# Extracted data:
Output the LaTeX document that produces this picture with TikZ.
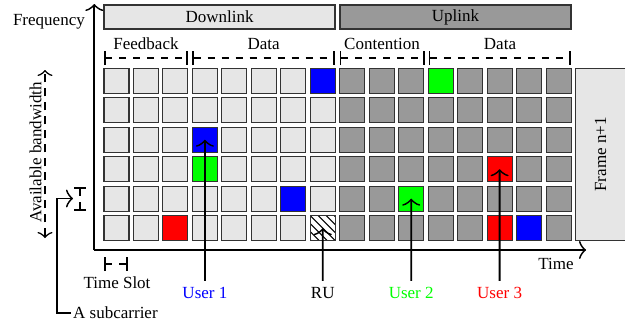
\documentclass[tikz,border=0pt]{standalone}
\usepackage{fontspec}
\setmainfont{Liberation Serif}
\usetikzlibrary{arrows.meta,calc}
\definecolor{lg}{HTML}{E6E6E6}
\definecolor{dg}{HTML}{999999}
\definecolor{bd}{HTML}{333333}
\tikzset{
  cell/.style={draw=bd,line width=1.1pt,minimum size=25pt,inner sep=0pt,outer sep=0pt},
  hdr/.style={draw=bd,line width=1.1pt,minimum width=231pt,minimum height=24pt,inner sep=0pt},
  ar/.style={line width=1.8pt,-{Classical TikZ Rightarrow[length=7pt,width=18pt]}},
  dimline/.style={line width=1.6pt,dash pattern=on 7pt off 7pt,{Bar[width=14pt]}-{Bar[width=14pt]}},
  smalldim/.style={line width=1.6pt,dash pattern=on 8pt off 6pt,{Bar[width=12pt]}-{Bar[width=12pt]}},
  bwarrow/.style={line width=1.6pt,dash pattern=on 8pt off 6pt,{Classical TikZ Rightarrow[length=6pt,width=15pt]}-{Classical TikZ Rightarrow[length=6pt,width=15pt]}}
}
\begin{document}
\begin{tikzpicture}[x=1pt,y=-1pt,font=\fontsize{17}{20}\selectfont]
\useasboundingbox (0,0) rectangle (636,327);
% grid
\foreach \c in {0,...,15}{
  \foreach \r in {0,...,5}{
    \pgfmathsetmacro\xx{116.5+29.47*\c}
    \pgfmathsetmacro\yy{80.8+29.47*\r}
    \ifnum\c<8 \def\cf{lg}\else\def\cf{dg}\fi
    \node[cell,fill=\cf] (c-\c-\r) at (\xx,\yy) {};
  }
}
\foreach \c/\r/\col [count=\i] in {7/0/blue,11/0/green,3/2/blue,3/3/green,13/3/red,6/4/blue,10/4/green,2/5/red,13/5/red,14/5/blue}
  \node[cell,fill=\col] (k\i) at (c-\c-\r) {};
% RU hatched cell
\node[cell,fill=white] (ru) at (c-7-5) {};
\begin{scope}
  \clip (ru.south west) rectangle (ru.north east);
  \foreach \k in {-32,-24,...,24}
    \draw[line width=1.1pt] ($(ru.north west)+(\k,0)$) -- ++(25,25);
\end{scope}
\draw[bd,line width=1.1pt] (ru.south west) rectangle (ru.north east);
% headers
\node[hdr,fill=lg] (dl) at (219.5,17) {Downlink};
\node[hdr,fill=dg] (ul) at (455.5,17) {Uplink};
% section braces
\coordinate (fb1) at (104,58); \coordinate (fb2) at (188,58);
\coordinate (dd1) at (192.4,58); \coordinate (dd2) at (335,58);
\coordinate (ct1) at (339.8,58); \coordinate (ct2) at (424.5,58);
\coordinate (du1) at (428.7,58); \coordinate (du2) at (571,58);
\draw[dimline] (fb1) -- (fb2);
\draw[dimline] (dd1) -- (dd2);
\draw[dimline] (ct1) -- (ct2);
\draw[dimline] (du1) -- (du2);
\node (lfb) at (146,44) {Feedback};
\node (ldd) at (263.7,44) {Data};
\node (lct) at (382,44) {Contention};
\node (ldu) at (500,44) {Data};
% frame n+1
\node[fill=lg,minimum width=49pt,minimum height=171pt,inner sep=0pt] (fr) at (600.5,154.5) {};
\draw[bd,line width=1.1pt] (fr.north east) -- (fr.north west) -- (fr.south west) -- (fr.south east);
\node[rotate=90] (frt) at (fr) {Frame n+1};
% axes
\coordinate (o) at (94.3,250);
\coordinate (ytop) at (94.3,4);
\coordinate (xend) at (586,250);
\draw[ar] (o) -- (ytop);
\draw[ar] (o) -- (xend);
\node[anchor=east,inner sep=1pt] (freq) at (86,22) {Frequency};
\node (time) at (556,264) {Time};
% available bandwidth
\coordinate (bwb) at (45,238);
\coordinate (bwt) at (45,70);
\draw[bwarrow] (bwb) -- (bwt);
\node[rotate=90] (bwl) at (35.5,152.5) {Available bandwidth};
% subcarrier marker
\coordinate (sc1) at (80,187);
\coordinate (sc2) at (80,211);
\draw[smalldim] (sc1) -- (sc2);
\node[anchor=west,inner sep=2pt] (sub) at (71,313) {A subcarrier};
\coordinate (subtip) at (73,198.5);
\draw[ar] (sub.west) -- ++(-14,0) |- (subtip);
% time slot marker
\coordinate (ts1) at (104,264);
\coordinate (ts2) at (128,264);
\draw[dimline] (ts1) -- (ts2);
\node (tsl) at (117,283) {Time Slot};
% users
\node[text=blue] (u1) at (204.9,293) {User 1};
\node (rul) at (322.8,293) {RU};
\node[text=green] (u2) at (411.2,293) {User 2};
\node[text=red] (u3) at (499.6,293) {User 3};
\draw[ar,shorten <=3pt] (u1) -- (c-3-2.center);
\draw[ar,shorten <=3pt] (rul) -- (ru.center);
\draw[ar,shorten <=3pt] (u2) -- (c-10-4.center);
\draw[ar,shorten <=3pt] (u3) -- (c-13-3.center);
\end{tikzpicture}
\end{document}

--

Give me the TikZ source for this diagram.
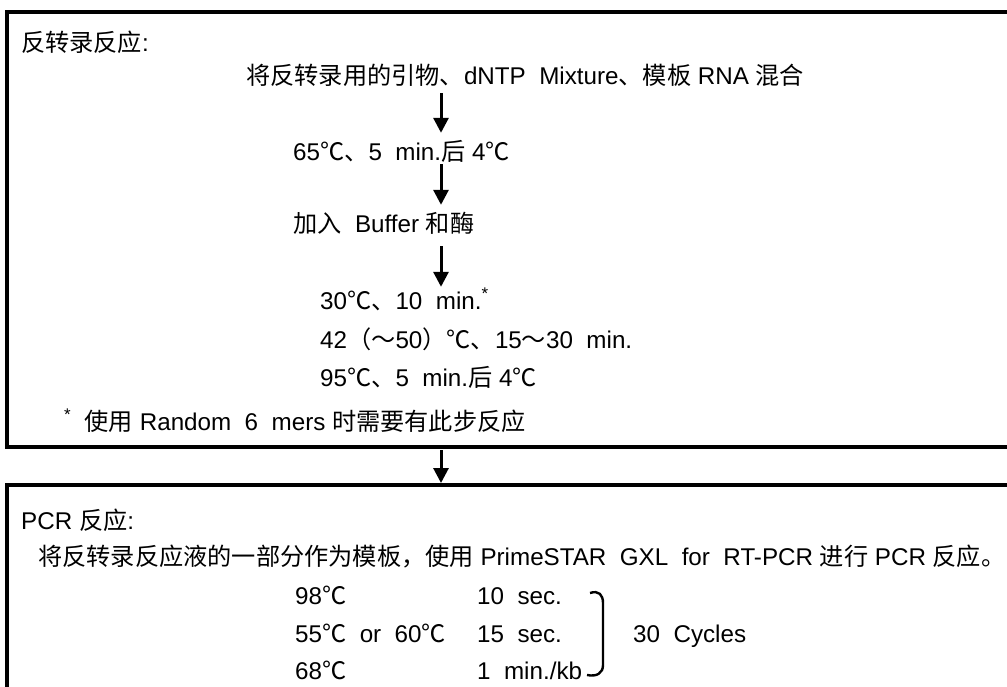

# Exercise:
From the records above, how many lines include the word "this"? Only the number is wanted.

# Exercise response:
2